> _Given exercise_:
Write out the whole listing word for word.

+--

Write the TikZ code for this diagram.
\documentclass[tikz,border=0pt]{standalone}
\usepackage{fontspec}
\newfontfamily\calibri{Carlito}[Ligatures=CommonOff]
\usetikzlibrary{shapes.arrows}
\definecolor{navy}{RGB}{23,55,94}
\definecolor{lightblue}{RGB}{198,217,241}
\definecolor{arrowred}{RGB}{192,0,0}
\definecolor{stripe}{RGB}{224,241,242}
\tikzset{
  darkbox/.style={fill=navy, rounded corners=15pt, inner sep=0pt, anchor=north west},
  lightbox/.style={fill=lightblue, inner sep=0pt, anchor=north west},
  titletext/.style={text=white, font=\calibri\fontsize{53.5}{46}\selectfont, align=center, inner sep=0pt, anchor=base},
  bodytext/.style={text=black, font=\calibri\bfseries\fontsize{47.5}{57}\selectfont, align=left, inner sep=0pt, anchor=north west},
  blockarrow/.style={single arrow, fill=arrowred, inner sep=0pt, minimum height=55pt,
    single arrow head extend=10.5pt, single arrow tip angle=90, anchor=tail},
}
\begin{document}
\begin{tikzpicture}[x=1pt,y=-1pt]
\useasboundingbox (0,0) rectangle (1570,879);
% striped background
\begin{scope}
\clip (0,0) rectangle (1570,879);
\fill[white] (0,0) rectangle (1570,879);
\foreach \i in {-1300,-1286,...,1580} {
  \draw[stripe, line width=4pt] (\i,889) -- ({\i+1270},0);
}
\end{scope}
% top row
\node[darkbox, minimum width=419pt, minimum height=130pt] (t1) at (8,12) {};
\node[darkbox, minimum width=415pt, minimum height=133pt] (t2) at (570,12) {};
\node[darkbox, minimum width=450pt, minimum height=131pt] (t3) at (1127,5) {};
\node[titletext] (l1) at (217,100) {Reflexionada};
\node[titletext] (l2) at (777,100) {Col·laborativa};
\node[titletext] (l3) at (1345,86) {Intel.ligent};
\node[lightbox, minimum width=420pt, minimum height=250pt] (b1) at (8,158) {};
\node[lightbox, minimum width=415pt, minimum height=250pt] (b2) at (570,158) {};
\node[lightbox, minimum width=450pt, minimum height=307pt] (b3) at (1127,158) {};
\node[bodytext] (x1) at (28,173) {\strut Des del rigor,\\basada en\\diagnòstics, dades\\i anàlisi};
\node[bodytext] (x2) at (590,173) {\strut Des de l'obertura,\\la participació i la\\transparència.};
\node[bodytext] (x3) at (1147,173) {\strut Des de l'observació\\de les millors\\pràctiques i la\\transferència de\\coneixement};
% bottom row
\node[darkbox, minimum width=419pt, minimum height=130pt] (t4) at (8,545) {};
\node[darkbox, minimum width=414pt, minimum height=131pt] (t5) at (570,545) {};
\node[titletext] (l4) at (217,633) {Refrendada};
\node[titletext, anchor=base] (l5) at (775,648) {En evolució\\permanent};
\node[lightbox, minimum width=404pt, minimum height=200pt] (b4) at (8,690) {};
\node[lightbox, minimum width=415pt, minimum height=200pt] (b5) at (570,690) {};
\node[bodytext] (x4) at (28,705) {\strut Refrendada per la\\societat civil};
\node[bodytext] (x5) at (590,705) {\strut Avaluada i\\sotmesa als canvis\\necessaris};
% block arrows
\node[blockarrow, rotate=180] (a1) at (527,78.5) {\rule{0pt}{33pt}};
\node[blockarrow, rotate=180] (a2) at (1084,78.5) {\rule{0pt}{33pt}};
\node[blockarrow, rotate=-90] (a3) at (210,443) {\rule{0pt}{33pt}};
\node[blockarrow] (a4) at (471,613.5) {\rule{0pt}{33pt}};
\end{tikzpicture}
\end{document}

+--

> _Response to this exercise_:
Write the TikZ code for this diagram.
\documentclass[tikz,border=0pt]{standalone}
\usepackage{fontspec}
\newfontfamily\calibri{Carlito}[Ligatures=CommonOff]
\usetikzlibrary{shapes.arrows}
\definecolor{navy}{RGB}{23,55,94}
\definecolor{lightblue}{RGB}{198,217,241}
\definecolor{arrowred}{RGB}{192,0,0}
\definecolor{stripe}{RGB}{224,241,242}
\tikzset{
  darkbox/.style={fill=navy, rounded corners=15pt, inner sep=0pt, anchor=north west},
  lightbox/.style={fill=lightblue, inner sep=0pt, anchor=north west},
  titletext/.style={text=white, font=\calibri\fontsize{53.5}{46}\selectfont, align=center, inner sep=0pt, anchor=base},
  bodytext/.style={text=black, font=\calibri\bfseries\fontsize{47.5}{57}\selectfont, align=left, inner sep=0pt, anchor=north west},
  blockarrow/.style={single arrow, fill=arrowred, inner sep=0pt, minimum height=55pt,
    single arrow head extend=10.5pt, single arrow tip angle=90, anchor=tail},
}
\begin{document}
\begin{tikzpicture}[x=1pt,y=-1pt]
\useasboundingbox (0,0) rectangle (1570,879);
% striped background
\begin{scope}
\clip (0,0) rectangle (1570,879);
\fill[white] (0,0) rectangle (1570,879);
\foreach \i in {-1300,-1286,...,1580} {
  \draw[stripe, line width=4pt] (\i,889) -- ({\i+1270},0);
}
\end{scope}
% top row
\node[darkbox, minimum width=419pt, minimum height=130pt] (t1) at (8,12) {};
\node[darkbox, minimum width=415pt, minimum height=133pt] (t2) at (570,12) {};
\node[darkbox, minimum width=450pt, minimum height=131pt] (t3) at (1127,5) {};
\node[titletext] (l1) at (217,100) {Reflexionada};
\node[titletext] (l2) at (777,100) {Col·laborativa};
\node[titletext] (l3) at (1345,86) {Intel.ligent};
\node[lightbox, minimum width=420pt, minimum height=250pt] (b1) at (8,158) {};
\node[lightbox, minimum width=415pt, minimum height=250pt] (b2) at (570,158) {};
\node[lightbox, minimum width=450pt, minimum height=307pt] (b3) at (1127,158) {};
\node[bodytext] (x1) at (28,173) {\strut Des del rigor,\\basada en\\diagnòstics, dades\\i anàlisi};
\node[bodytext] (x2) at (590,173) {\strut Des de l'obertura,\\la participació i la\\transparència.};
\node[bodytext] (x3) at (1147,173) {\strut Des de l'observació\\de les millors\\pràctiques i la\\transferència de\\coneixement};
% bottom row
\node[darkbox, minimum width=419pt, minimum height=130pt] (t4) at (8,545) {};
\node[darkbox, minimum width=414pt, minimum height=131pt] (t5) at (570,545) {};
\node[titletext] (l4) at (217,633) {Refrendada};
\node[titletext, anchor=base] (l5) at (775,648) {En evolució\\permanent};
\node[lightbox, minimum width=404pt, minimum height=200pt] (b4) at (8,690) {};
\node[lightbox, minimum width=415pt, minimum height=200pt] (b5) at (570,690) {};
\node[bodytext] (x4) at (28,705) {\strut Refrendada per la\\societat civil};
\node[bodytext] (x5) at (590,705) {\strut Avaluada i\\sotmesa als canvis\\necessaris};
% block arrows
\node[blockarrow, rotate=180] (a1) at (527,78.5) {\rule{0pt}{33pt}};
\node[blockarrow, rotate=180] (a2) at (1084,78.5) {\rule{0pt}{33pt}};
\node[blockarrow, rotate=-90] (a3) at (210,443) {\rule{0pt}{33pt}};
\node[blockarrow] (a4) at (471,613.5) {\rule{0pt}{33pt}};
\end{tikzpicture}
\end{document}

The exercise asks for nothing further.